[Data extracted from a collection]
######
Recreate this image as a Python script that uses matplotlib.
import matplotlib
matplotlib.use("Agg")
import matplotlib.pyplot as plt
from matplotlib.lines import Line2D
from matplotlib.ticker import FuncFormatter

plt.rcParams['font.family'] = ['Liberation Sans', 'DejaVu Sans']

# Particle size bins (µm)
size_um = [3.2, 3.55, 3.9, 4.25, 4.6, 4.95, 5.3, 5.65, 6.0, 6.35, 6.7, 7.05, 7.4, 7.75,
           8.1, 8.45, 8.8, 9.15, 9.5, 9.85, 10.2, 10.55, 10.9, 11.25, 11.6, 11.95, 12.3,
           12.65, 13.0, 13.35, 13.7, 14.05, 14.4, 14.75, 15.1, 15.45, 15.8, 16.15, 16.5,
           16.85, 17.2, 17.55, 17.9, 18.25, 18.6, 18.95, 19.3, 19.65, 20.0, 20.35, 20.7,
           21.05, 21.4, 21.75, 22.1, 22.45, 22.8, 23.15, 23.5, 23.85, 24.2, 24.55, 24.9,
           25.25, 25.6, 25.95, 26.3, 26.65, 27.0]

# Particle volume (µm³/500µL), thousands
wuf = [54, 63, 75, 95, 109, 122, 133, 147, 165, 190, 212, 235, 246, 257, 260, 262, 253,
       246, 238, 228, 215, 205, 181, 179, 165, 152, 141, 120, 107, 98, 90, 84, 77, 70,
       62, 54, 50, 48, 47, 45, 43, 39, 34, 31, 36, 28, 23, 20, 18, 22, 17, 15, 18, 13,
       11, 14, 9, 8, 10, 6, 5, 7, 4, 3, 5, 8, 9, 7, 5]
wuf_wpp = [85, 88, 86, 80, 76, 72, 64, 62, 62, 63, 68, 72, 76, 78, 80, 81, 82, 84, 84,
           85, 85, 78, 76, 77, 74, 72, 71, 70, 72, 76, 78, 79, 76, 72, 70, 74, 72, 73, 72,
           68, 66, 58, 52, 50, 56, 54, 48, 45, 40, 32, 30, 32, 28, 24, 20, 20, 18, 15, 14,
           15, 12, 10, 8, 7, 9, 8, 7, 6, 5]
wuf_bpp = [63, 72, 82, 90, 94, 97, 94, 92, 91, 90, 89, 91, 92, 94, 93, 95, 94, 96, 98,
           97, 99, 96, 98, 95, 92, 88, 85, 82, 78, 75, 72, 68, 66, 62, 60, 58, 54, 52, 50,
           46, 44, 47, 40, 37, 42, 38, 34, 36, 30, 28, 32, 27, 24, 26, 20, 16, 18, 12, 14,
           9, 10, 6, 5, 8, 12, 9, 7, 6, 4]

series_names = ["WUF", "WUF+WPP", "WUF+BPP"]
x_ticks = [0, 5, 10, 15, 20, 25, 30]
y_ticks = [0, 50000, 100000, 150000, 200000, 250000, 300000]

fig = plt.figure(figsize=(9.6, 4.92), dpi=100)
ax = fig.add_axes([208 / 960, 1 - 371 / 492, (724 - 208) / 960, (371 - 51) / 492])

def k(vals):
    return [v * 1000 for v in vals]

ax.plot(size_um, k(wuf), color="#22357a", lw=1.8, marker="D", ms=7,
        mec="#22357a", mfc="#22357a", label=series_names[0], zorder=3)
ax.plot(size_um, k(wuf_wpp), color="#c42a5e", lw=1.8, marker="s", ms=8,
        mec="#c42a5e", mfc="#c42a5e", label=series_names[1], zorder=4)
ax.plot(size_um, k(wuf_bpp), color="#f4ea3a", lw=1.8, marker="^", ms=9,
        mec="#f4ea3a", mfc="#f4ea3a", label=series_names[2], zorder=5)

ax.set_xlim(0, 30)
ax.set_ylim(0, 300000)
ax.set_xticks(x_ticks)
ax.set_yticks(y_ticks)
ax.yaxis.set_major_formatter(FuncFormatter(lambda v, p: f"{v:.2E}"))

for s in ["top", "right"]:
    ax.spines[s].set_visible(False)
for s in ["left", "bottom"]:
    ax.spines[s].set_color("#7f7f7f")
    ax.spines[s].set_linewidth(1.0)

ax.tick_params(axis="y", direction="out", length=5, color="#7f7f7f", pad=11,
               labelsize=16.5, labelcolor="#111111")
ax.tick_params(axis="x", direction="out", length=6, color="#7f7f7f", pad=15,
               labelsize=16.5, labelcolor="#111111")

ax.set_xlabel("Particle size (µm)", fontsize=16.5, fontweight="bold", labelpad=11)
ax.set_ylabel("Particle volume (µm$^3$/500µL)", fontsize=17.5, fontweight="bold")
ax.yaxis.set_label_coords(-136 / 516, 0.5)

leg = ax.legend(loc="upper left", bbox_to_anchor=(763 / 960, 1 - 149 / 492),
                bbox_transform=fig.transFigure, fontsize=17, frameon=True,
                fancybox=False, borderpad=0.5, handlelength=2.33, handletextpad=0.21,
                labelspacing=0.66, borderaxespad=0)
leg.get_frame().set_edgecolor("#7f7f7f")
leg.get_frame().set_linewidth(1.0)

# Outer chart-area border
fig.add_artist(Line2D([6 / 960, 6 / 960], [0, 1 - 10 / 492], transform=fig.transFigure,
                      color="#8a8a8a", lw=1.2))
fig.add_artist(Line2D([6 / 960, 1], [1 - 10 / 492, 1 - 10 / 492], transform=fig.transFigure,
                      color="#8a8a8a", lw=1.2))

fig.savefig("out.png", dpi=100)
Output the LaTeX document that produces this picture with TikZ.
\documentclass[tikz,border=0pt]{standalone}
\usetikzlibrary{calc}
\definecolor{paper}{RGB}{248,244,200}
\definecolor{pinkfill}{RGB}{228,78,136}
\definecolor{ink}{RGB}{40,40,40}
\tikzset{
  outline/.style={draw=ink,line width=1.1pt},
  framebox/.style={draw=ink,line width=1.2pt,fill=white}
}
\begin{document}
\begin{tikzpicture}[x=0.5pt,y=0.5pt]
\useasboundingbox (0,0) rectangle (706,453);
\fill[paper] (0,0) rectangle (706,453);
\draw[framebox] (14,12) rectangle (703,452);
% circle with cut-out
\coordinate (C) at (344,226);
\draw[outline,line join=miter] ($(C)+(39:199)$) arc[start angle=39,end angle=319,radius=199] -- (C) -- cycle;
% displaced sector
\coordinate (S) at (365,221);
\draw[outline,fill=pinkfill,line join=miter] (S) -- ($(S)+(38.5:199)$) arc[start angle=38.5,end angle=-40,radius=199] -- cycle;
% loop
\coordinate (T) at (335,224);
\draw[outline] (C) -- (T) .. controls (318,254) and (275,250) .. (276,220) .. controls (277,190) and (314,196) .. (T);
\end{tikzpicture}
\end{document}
######
**Problem statement**: Send back all of the entries exactly, with nothing missing.

**Response below**:
Recreate this image as a Python script that uses matplotlib.
import matplotlib
matplotlib.use("Agg")
import matplotlib.pyplot as plt
from matplotlib.lines import Line2D
from matplotlib.ticker import FuncFormatter

plt.rcParams['font.family'] = ['Liberation Sans', 'DejaVu Sans']

# Particle size bins (µm)
size_um = [3.2, 3.55, 3.9, 4.25, 4.6, 4.95, 5.3, 5.65, 6.0, 6.35, 6.7, 7.05, 7.4, 7.75,
           8.1, 8.45, 8.8, 9.15, 9.5, 9.85, 10.2, 10.55, 10.9, 11.25, 11.6, 11.95, 12.3,
           12.65, 13.0, 13.35, 13.7, 14.05, 14.4, 14.75, 15.1, 15.45, 15.8, 16.15, 16.5,
           16.85, 17.2, 17.55, 17.9, 18.25, 18.6, 18.95, 19.3, 19.65, 20.0, 20.35, 20.7,
           21.05, 21.4, 21.75, 22.1, 22.45, 22.8, 23.15, 23.5, 23.85, 24.2, 24.55, 24.9,
           25.25, 25.6, 25.95, 26.3, 26.65, 27.0]

# Particle volume (µm³/500µL), thousands
wuf = [54, 63, 75, 95, 109, 122, 133, 147, 165, 190, 212, 235, 246, 257, 260, 262, 253,
       246, 238, 228, 215, 205, 181, 179, 165, 152, 141, 120, 107, 98, 90, 84, 77, 70,
       62, 54, 50, 48, 47, 45, 43, 39, 34, 31, 36, 28, 23, 20, 18, 22, 17, 15, 18, 13,
       11, 14, 9, 8, 10, 6, 5, 7, 4, 3, 5, 8, 9, 7, 5]
wuf_wpp = [85, 88, 86, 80, 76, 72, 64, 62, 62, 63, 68, 72, 76, 78, 80, 81, 82, 84, 84,
           85, 85, 78, 76, 77, 74, 72, 71, 70, 72, 76, 78, 79, 76, 72, 70, 74, 72, 73, 72,
           68, 66, 58, 52, 50, 56, 54, 48, 45, 40, 32, 30, 32, 28, 24, 20, 20, 18, 15, 14,
           15, 12, 10, 8, 7, 9, 8, 7, 6, 5]
wuf_bpp = [63, 72, 82, 90, 94, 97, 94, 92, 91, 90, 89, 91, 92, 94, 93, 95, 94, 96, 98,
           97, 99, 96, 98, 95, 92, 88, 85, 82, 78, 75, 72, 68, 66, 62, 60, 58, 54, 52, 50,
           46, 44, 47, 40, 37, 42, 38, 34, 36, 30, 28, 32, 27, 24, 26, 20, 16, 18, 12, 14,
           9, 10, 6, 5, 8, 12, 9, 7, 6, 4]

series_names = ["WUF", "WUF+WPP", "WUF+BPP"]
x_ticks = [0, 5, 10, 15, 20, 25, 30]
y_ticks = [0, 50000, 100000, 150000, 200000, 250000, 300000]

fig = plt.figure(figsize=(9.6, 4.92), dpi=100)
ax = fig.add_axes([208 / 960, 1 - 371 / 492, (724 - 208) / 960, (371 - 51) / 492])

def k(vals):
    return [v * 1000 for v in vals]

ax.plot(size_um, k(wuf), color="#22357a", lw=1.8, marker="D", ms=7,
        mec="#22357a", mfc="#22357a", label=series_names[0], zorder=3)
ax.plot(size_um, k(wuf_wpp), color="#c42a5e", lw=1.8, marker="s", ms=8,
        mec="#c42a5e", mfc="#c42a5e", label=series_names[1], zorder=4)
ax.plot(size_um, k(wuf_bpp), color="#f4ea3a", lw=1.8, marker="^", ms=9,
        mec="#f4ea3a", mfc="#f4ea3a", label=series_names[2], zorder=5)

ax.set_xlim(0, 30)
ax.set_ylim(0, 300000)
ax.set_xticks(x_ticks)
ax.set_yticks(y_ticks)
ax.yaxis.set_major_formatter(FuncFormatter(lambda v, p: f"{v:.2E}"))

for s in ["top", "right"]:
    ax.spines[s].set_visible(False)
for s in ["left", "bottom"]:
    ax.spines[s].set_color("#7f7f7f")
    ax.spines[s].set_linewidth(1.0)

ax.tick_params(axis="y", direction="out", length=5, color="#7f7f7f", pad=11,
               labelsize=16.5, labelcolor="#111111")
ax.tick_params(axis="x", direction="out", length=6, color="#7f7f7f", pad=15,
               labelsize=16.5, labelcolor="#111111")

ax.set_xlabel("Particle size (µm)", fontsize=16.5, fontweight="bold", labelpad=11)
ax.set_ylabel("Particle volume (µm$^3$/500µL)", fontsize=17.5, fontweight="bold")
ax.yaxis.set_label_coords(-136 / 516, 0.5)

leg = ax.legend(loc="upper left", bbox_to_anchor=(763 / 960, 1 - 149 / 492),
                bbox_transform=fig.transFigure, fontsize=17, frameon=True,
                fancybox=False, borderpad=0.5, handlelength=2.33, handletextpad=0.21,
                labelspacing=0.66, borderaxespad=0)
leg.get_frame().set_edgecolor("#7f7f7f")
leg.get_frame().set_linewidth(1.0)

# Outer chart-area border
fig.add_artist(Line2D([6 / 960, 6 / 960], [0, 1 - 10 / 492], transform=fig.transFigure,
                      color="#8a8a8a", lw=1.2))
fig.add_artist(Line2D([6 / 960, 1], [1 - 10 / 492, 1 - 10 / 492], transform=fig.transFigure,
                      color="#8a8a8a", lw=1.2))

fig.savefig("out.png", dpi=100)
Output the LaTeX document that produces this picture with TikZ.
\documentclass[tikz,border=0pt]{standalone}
\usetikzlibrary{calc}
\definecolor{paper}{RGB}{248,244,200}
\definecolor{pinkfill}{RGB}{228,78,136}
\definecolor{ink}{RGB}{40,40,40}
\tikzset{
  outline/.style={draw=ink,line width=1.1pt},
  framebox/.style={draw=ink,line width=1.2pt,fill=white}
}
\begin{document}
\begin{tikzpicture}[x=0.5pt,y=0.5pt]
\useasboundingbox (0,0) rectangle (706,453);
\fill[paper] (0,0) rectangle (706,453);
\draw[framebox] (14,12) rectangle (703,452);
% circle with cut-out
\coordinate (C) at (344,226);
\draw[outline,line join=miter] ($(C)+(39:199)$) arc[start angle=39,end angle=319,radius=199] -- (C) -- cycle;
% displaced sector
\coordinate (S) at (365,221);
\draw[outline,fill=pinkfill,line join=miter] (S) -- ($(S)+(38.5:199)$) arc[start angle=38.5,end angle=-40,radius=199] -- cycle;
% loop
\coordinate (T) at (335,224);
\draw[outline] (C) -- (T) .. controls (318,254) and (275,250) .. (276,220) .. controls (277,190) and (314,196) .. (T);
\end{tikzpicture}
\end{document}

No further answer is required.